◆ SHORT PROBLEM
Among the entries that follow, tally the lines with the string "this". Give no more than the number.

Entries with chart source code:
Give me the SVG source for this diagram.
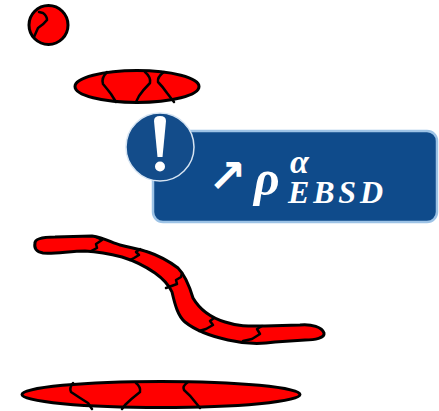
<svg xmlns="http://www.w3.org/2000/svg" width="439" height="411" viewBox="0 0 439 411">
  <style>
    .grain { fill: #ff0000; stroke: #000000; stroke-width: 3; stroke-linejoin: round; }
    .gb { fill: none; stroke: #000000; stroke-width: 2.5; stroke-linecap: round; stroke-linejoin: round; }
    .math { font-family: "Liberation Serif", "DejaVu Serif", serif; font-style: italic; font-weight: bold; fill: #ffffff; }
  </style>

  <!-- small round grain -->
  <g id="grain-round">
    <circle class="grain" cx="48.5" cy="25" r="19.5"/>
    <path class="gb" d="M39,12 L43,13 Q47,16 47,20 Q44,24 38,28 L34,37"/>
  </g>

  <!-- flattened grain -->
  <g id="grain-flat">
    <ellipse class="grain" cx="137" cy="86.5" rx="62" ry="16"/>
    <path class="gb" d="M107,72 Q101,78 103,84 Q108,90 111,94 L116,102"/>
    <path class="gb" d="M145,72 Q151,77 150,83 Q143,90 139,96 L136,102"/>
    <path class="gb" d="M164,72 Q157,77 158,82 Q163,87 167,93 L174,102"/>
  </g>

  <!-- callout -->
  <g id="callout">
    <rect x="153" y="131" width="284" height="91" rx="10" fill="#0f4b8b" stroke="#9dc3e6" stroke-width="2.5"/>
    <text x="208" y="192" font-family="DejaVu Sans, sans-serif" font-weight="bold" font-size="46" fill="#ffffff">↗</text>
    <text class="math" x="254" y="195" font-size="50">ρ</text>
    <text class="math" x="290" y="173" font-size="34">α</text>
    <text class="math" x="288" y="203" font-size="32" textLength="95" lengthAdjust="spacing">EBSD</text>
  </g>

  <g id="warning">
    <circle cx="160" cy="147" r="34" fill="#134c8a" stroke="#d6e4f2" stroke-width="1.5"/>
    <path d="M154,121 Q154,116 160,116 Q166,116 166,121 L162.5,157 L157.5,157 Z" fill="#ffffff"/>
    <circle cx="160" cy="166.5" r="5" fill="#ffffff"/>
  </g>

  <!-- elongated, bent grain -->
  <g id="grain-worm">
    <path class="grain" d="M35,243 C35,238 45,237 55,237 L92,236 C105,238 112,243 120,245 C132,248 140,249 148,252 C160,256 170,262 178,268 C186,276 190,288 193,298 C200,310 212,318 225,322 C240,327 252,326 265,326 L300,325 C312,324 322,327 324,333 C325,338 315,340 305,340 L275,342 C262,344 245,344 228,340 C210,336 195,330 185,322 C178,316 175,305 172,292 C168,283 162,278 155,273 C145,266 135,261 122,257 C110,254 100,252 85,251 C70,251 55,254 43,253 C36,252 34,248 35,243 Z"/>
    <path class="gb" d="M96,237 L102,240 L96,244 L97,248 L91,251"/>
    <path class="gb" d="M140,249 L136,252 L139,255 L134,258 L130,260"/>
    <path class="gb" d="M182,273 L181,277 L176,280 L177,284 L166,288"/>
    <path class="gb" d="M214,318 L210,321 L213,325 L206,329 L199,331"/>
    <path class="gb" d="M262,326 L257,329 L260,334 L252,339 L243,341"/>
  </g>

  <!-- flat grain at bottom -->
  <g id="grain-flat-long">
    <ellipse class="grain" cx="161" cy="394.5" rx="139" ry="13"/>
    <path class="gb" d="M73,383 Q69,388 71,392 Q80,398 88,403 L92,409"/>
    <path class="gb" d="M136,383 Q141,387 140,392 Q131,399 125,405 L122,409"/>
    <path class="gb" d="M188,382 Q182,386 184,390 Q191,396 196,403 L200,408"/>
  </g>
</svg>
* * *
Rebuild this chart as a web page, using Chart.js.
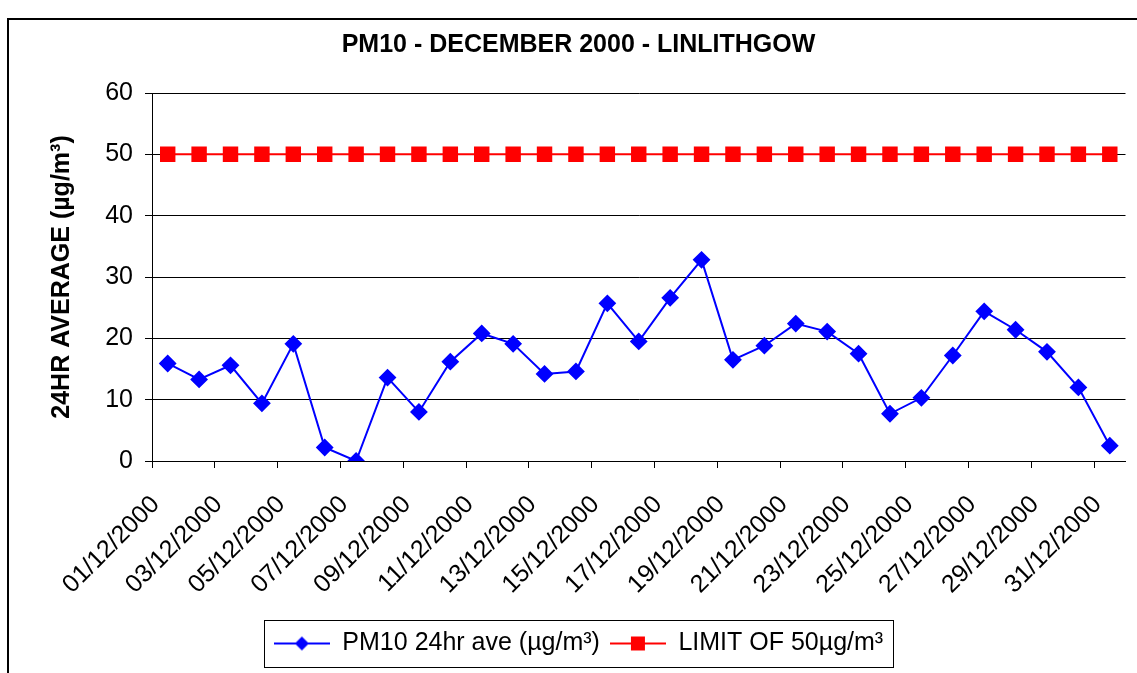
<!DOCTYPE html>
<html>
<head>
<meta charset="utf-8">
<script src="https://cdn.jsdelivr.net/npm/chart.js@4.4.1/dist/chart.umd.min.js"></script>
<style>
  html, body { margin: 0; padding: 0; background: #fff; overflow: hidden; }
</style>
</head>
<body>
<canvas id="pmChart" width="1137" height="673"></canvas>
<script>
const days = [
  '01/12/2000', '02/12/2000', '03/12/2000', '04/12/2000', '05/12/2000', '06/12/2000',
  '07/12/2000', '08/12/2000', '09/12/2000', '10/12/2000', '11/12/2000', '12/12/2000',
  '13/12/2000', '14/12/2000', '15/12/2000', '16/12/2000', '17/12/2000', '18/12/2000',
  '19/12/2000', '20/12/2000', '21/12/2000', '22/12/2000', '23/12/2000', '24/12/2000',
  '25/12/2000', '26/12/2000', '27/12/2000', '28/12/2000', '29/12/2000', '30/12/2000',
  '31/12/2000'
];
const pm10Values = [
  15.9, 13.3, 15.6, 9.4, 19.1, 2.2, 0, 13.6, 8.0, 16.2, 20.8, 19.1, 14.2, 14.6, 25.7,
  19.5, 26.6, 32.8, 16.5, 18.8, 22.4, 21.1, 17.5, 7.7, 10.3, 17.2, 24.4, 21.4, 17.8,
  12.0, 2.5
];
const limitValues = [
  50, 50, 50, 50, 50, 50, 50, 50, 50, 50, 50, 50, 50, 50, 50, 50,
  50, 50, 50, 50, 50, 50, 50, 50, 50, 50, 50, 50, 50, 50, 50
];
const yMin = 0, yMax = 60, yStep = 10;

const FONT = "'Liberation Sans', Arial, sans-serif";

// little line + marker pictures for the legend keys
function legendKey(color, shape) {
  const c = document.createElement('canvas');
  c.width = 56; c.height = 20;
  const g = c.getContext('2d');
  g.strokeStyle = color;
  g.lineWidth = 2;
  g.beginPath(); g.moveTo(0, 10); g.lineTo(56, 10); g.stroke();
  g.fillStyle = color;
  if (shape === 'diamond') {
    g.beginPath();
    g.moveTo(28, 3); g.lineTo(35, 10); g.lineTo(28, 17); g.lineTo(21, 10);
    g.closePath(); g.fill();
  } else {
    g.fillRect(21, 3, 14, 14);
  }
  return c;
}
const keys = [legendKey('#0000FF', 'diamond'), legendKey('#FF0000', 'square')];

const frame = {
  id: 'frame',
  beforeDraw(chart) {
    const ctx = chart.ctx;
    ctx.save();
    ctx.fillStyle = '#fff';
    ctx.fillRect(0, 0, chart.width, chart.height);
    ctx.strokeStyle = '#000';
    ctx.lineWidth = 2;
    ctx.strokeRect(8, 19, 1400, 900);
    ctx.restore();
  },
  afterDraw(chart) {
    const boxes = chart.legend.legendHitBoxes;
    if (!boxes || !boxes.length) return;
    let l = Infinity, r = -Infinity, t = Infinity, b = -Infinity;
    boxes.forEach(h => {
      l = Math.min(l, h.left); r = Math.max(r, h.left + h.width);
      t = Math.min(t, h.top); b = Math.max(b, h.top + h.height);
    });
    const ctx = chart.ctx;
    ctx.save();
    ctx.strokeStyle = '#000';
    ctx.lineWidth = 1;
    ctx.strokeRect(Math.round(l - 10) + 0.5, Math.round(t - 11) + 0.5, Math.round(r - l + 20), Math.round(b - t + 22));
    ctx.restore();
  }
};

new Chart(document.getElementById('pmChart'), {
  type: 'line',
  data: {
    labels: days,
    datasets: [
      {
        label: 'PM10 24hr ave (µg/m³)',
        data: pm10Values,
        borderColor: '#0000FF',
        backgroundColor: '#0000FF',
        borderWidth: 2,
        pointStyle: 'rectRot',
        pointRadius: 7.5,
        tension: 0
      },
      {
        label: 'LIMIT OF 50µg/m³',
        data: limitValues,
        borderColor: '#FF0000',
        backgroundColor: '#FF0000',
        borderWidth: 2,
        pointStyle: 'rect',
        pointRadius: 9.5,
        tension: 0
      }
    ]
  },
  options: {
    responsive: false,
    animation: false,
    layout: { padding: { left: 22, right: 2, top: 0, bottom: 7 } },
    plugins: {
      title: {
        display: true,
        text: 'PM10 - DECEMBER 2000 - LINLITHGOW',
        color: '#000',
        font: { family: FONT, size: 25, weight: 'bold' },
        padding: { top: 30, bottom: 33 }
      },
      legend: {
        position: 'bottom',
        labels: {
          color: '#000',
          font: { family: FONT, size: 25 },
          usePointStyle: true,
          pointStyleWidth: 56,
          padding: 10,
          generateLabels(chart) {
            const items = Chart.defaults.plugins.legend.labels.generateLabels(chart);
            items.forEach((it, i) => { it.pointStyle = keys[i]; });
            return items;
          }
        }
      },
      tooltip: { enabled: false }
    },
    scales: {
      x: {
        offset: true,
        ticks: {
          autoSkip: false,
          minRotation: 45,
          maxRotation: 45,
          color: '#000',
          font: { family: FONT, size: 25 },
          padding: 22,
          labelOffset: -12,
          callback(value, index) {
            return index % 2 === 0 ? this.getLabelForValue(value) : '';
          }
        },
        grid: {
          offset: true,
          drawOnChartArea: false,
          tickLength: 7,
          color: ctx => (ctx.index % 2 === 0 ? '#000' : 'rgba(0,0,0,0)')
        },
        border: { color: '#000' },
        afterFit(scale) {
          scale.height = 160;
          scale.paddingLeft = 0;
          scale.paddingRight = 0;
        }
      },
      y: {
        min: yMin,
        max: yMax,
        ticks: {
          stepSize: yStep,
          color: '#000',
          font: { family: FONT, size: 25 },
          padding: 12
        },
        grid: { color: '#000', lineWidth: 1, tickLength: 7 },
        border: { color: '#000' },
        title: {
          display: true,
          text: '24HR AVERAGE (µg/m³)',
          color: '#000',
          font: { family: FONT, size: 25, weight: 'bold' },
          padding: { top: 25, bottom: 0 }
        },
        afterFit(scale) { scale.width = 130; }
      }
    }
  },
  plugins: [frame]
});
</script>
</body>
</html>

◆ EXERCISE SOLUTION
3